EXERCISE PROMPT - Leave out the pictures and reproduce all of the data exactly.

COLLECTED DATA -

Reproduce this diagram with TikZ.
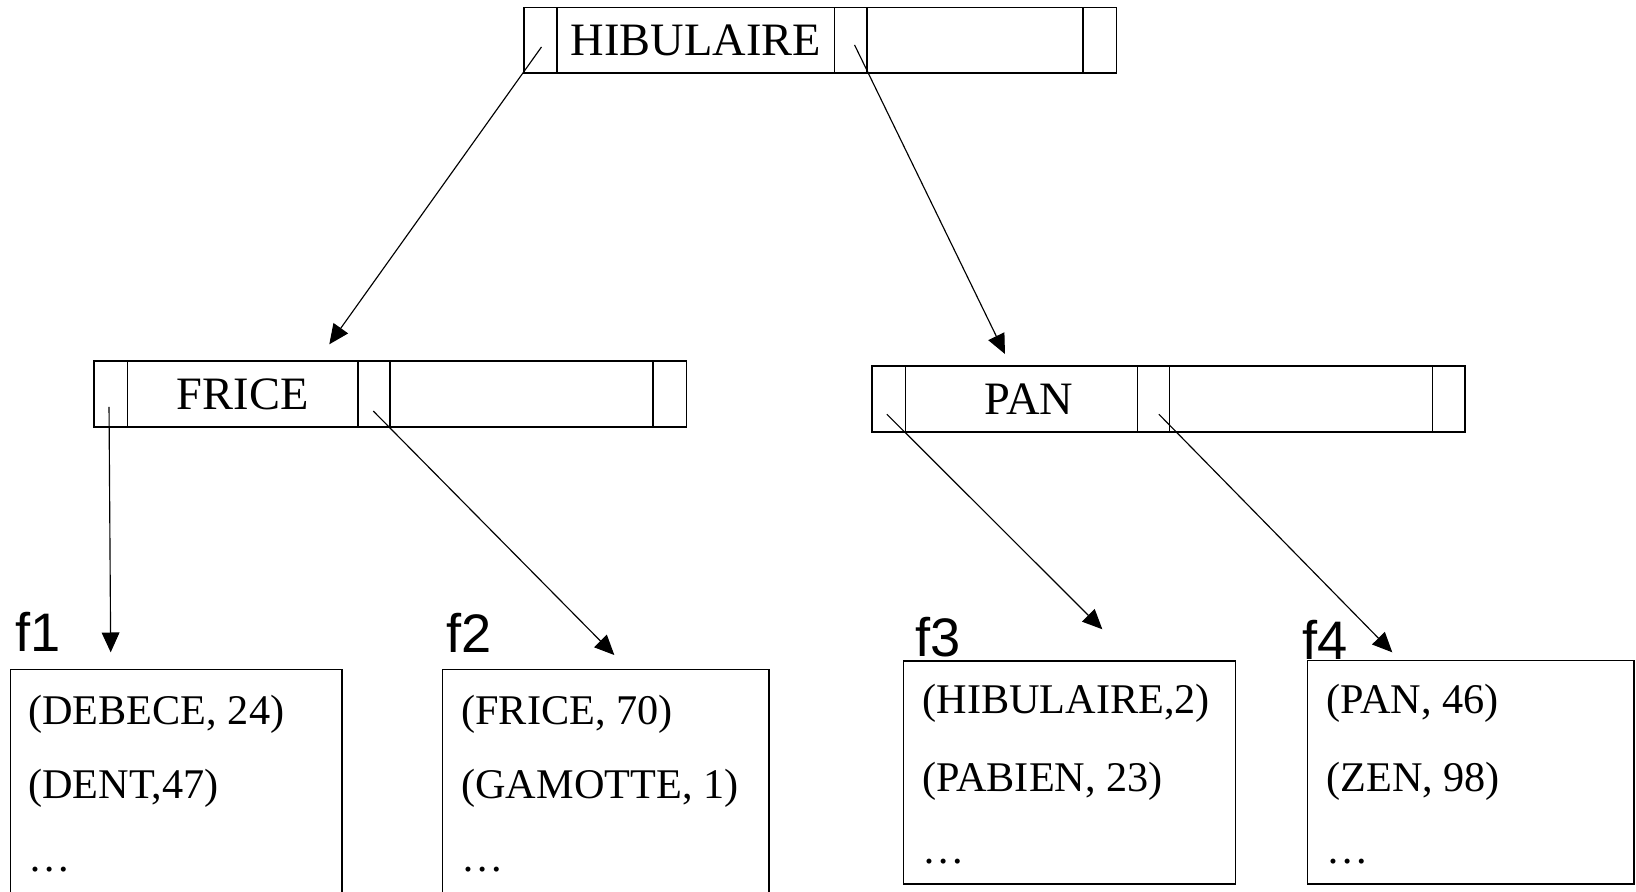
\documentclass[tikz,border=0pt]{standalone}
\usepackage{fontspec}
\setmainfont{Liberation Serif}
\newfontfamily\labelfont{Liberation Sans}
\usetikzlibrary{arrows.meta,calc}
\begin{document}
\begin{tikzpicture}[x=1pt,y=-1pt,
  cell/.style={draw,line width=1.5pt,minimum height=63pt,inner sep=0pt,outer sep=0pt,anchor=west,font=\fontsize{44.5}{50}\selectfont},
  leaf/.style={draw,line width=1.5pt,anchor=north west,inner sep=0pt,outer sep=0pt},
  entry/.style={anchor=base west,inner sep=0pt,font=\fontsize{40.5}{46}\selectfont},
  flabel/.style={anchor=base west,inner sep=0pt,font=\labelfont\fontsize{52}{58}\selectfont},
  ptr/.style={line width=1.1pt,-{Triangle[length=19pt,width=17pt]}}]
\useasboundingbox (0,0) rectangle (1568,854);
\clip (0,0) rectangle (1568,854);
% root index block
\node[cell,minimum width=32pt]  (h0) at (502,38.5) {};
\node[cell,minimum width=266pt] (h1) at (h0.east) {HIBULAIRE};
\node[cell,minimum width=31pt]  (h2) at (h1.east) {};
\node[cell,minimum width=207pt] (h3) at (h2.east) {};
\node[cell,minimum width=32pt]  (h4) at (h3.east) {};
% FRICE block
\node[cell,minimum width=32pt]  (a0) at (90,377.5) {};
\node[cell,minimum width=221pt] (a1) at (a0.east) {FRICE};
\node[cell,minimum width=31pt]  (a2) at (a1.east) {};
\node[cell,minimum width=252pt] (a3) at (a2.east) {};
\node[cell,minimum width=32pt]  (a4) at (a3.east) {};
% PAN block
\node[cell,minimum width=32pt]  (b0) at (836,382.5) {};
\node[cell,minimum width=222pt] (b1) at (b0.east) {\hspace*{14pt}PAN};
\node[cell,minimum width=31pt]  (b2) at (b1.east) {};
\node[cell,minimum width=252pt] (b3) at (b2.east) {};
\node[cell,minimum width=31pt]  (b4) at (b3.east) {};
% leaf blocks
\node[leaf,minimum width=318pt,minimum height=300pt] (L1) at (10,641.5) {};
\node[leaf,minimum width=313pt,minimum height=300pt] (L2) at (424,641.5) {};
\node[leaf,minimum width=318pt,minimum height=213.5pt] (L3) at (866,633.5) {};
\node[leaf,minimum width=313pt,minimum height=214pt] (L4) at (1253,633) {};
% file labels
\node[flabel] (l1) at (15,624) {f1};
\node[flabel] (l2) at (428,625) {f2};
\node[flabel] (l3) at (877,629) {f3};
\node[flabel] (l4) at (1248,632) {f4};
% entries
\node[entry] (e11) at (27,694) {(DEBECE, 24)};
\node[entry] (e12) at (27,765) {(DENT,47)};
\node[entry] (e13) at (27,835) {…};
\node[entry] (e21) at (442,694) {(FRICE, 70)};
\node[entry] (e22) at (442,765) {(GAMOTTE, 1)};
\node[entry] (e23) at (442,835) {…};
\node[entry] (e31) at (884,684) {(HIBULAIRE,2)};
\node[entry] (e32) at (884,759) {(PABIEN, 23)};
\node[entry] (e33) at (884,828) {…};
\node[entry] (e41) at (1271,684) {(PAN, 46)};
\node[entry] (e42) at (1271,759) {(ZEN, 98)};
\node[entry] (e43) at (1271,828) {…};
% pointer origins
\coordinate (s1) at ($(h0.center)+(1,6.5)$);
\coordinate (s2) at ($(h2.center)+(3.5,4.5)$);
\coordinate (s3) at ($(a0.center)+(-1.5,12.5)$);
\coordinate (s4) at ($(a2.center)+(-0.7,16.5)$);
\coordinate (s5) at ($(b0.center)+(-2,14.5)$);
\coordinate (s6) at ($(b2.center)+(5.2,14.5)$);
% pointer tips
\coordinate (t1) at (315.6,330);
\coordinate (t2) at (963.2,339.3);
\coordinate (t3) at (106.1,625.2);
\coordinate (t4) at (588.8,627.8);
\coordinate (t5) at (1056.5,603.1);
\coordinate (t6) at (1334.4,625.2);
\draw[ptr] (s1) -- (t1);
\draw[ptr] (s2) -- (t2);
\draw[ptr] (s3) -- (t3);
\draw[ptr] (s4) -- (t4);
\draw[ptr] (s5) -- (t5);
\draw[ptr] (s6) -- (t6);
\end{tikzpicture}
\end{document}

RESPONSE TO THIS EXERCISE -
Reproduce this diagram with TikZ.
\documentclass[tikz,border=0pt]{standalone}
\usepackage{fontspec}
\setmainfont{Liberation Serif}
\newfontfamily\labelfont{Liberation Sans}
\usetikzlibrary{arrows.meta,calc}
\begin{document}
\begin{tikzpicture}[x=1pt,y=-1pt,
  cell/.style={draw,line width=1.5pt,minimum height=63pt,inner sep=0pt,outer sep=0pt,anchor=west,font=\fontsize{44.5}{50}\selectfont},
  leaf/.style={draw,line width=1.5pt,anchor=north west,inner sep=0pt,outer sep=0pt},
  entry/.style={anchor=base west,inner sep=0pt,font=\fontsize{40.5}{46}\selectfont},
  flabel/.style={anchor=base west,inner sep=0pt,font=\labelfont\fontsize{52}{58}\selectfont},
  ptr/.style={line width=1.1pt,-{Triangle[length=19pt,width=17pt]}}]
\useasboundingbox (0,0) rectangle (1568,854);
\clip (0,0) rectangle (1568,854);
% root index block
\node[cell,minimum width=32pt]  (h0) at (502,38.5) {};
\node[cell,minimum width=266pt] (h1) at (h0.east) {HIBULAIRE};
\node[cell,minimum width=31pt]  (h2) at (h1.east) {};
\node[cell,minimum width=207pt] (h3) at (h2.east) {};
\node[cell,minimum width=32pt]  (h4) at (h3.east) {};
% FRICE block
\node[cell,minimum width=32pt]  (a0) at (90,377.5) {};
\node[cell,minimum width=221pt] (a1) at (a0.east) {FRICE};
\node[cell,minimum width=31pt]  (a2) at (a1.east) {};
\node[cell,minimum width=252pt] (a3) at (a2.east) {};
\node[cell,minimum width=32pt]  (a4) at (a3.east) {};
% PAN block
\node[cell,minimum width=32pt]  (b0) at (836,382.5) {};
\node[cell,minimum width=222pt] (b1) at (b0.east) {\hspace*{14pt}PAN};
\node[cell,minimum width=31pt]  (b2) at (b1.east) {};
\node[cell,minimum width=252pt] (b3) at (b2.east) {};
\node[cell,minimum width=31pt]  (b4) at (b3.east) {};
% leaf blocks
\node[leaf,minimum width=318pt,minimum height=300pt] (L1) at (10,641.5) {};
\node[leaf,minimum width=313pt,minimum height=300pt] (L2) at (424,641.5) {};
\node[leaf,minimum width=318pt,minimum height=213.5pt] (L3) at (866,633.5) {};
\node[leaf,minimum width=313pt,minimum height=214pt] (L4) at (1253,633) {};
% file labels
\node[flabel] (l1) at (15,624) {f1};
\node[flabel] (l2) at (428,625) {f2};
\node[flabel] (l3) at (877,629) {f3};
\node[flabel] (l4) at (1248,632) {f4};
% entries
\node[entry] (e11) at (27,694) {(DEBECE, 24)};
\node[entry] (e12) at (27,765) {(DENT,47)};
\node[entry] (e13) at (27,835) {…};
\node[entry] (e21) at (442,694) {(FRICE, 70)};
\node[entry] (e22) at (442,765) {(GAMOTTE, 1)};
\node[entry] (e23) at (442,835) {…};
\node[entry] (e31) at (884,684) {(HIBULAIRE,2)};
\node[entry] (e32) at (884,759) {(PABIEN, 23)};
\node[entry] (e33) at (884,828) {…};
\node[entry] (e41) at (1271,684) {(PAN, 46)};
\node[entry] (e42) at (1271,759) {(ZEN, 98)};
\node[entry] (e43) at (1271,828) {…};
% pointer origins
\coordinate (s1) at ($(h0.center)+(1,6.5)$);
\coordinate (s2) at ($(h2.center)+(3.5,4.5)$);
\coordinate (s3) at ($(a0.center)+(-1.5,12.5)$);
\coordinate (s4) at ($(a2.center)+(-0.7,16.5)$);
\coordinate (s5) at ($(b0.center)+(-2,14.5)$);
\coordinate (s6) at ($(b2.center)+(5.2,14.5)$);
% pointer tips
\coordinate (t1) at (315.6,330);
\coordinate (t2) at (963.2,339.3);
\coordinate (t3) at (106.1,625.2);
\coordinate (t4) at (588.8,627.8);
\coordinate (t5) at (1056.5,603.1);
\coordinate (t6) at (1334.4,625.2);
\draw[ptr] (s1) -- (t1);
\draw[ptr] (s2) -- (t2);
\draw[ptr] (s3) -- (t3);
\draw[ptr] (s4) -- (t4);
\draw[ptr] (s5) -- (t5);
\draw[ptr] (s6) -- (t6);
\end{tikzpicture}
\end{document}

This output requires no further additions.